§ Given exercise
All lines from the beginning of the listing through the line with "(0,0) rectangle (1096,382);" are to be copied word for word; the pictures are not.

+-------+

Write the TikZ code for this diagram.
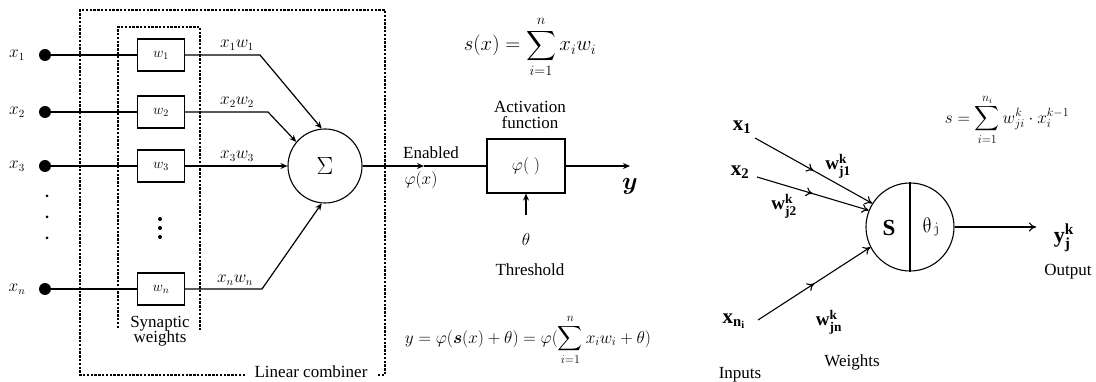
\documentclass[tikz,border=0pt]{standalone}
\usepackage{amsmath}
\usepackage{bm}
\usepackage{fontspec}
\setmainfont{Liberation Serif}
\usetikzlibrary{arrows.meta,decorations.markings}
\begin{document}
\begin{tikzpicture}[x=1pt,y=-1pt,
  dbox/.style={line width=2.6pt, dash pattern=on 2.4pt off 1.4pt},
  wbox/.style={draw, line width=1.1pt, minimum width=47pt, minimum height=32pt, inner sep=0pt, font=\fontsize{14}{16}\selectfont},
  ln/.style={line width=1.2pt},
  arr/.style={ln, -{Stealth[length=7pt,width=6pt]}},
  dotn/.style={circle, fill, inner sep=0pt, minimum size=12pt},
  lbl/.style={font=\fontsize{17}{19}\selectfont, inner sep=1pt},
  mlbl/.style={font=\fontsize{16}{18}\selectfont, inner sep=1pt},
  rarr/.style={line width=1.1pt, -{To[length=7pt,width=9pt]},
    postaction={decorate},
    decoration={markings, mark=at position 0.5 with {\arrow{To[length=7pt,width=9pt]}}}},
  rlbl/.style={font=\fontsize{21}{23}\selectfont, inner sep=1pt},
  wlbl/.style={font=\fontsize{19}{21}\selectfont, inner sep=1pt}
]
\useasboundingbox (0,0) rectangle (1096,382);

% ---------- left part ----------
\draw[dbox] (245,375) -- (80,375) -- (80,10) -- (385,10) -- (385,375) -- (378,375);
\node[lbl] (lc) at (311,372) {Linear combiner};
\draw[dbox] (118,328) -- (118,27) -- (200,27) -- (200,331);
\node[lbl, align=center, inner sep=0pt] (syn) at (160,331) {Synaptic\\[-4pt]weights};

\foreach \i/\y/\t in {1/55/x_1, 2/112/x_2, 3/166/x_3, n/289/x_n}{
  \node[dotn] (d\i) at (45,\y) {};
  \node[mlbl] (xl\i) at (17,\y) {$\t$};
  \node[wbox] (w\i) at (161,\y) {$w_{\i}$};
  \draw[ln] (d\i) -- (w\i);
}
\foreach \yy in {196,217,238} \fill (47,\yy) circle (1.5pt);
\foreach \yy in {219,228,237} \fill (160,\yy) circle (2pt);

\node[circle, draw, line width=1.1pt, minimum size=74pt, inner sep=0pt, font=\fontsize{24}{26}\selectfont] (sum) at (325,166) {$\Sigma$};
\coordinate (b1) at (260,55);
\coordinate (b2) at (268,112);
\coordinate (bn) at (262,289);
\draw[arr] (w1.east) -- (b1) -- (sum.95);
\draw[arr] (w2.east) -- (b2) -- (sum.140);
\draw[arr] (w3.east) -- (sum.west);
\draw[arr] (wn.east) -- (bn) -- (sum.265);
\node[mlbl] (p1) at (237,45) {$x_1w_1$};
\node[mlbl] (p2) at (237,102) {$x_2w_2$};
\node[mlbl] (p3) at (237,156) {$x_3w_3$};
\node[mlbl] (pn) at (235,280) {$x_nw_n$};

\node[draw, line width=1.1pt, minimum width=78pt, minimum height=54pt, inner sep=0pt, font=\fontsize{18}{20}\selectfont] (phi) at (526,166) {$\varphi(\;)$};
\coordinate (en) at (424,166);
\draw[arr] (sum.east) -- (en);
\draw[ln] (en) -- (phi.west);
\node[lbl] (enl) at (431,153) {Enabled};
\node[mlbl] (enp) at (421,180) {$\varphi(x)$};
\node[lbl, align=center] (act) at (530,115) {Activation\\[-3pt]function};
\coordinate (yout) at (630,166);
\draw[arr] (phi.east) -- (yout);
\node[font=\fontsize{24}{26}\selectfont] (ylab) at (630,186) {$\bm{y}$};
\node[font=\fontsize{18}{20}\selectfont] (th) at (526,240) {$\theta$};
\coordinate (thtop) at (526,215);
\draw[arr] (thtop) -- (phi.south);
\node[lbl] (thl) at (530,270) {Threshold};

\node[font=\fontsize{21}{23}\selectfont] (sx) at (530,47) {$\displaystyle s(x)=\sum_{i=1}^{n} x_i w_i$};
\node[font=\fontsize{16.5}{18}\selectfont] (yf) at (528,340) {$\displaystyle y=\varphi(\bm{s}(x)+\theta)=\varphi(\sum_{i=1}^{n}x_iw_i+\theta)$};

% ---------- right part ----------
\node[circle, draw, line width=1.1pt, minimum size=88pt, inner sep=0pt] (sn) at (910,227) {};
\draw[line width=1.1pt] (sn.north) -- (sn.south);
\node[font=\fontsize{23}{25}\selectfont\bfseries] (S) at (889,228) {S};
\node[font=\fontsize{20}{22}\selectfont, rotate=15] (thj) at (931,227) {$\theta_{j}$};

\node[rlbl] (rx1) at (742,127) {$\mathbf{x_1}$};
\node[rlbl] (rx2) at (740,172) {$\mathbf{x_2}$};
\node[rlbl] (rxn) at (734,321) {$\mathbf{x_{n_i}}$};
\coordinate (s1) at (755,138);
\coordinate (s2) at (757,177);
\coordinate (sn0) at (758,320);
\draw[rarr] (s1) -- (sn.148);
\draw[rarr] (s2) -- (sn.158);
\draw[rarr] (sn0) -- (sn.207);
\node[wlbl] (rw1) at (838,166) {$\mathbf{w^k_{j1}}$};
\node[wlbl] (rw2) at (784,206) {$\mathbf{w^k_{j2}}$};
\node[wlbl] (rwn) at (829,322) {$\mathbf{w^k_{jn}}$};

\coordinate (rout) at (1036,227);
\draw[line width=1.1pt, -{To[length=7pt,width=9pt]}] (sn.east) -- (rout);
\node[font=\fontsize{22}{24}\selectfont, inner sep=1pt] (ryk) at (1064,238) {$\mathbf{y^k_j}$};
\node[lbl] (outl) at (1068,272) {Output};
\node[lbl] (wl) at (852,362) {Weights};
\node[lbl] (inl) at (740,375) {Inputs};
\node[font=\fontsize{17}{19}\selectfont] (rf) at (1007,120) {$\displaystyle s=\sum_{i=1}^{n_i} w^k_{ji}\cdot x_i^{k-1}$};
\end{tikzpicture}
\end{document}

+-------+

§ Answer to the problem
Write the TikZ code for this diagram.
\documentclass[tikz,border=0pt]{standalone}
\usepackage{amsmath}
\usepackage{bm}
\usepackage{fontspec}
\setmainfont{Liberation Serif}
\usetikzlibrary{arrows.meta,decorations.markings}
\begin{document}
\begin{tikzpicture}[x=1pt,y=-1pt,
  dbox/.style={line width=2.6pt, dash pattern=on 2.4pt off 1.4pt},
  wbox/.style={draw, line width=1.1pt, minimum width=47pt, minimum height=32pt, inner sep=0pt, font=\fontsize{14}{16}\selectfont},
  ln/.style={line width=1.2pt},
  arr/.style={ln, -{Stealth[length=7pt,width=6pt]}},
  dotn/.style={circle, fill, inner sep=0pt, minimum size=12pt},
  lbl/.style={font=\fontsize{17}{19}\selectfont, inner sep=1pt},
  mlbl/.style={font=\fontsize{16}{18}\selectfont, inner sep=1pt},
  rarr/.style={line width=1.1pt, -{To[length=7pt,width=9pt]},
    postaction={decorate},
    decoration={markings, mark=at position 0.5 with {\arrow{To[length=7pt,width=9pt]}}}},
  rlbl/.style={font=\fontsize{21}{23}\selectfont, inner sep=1pt},
  wlbl/.style={font=\fontsize{19}{21}\selectfont, inner sep=1pt}
]
\useasboundingbox (0,0) rectangle (1096,382);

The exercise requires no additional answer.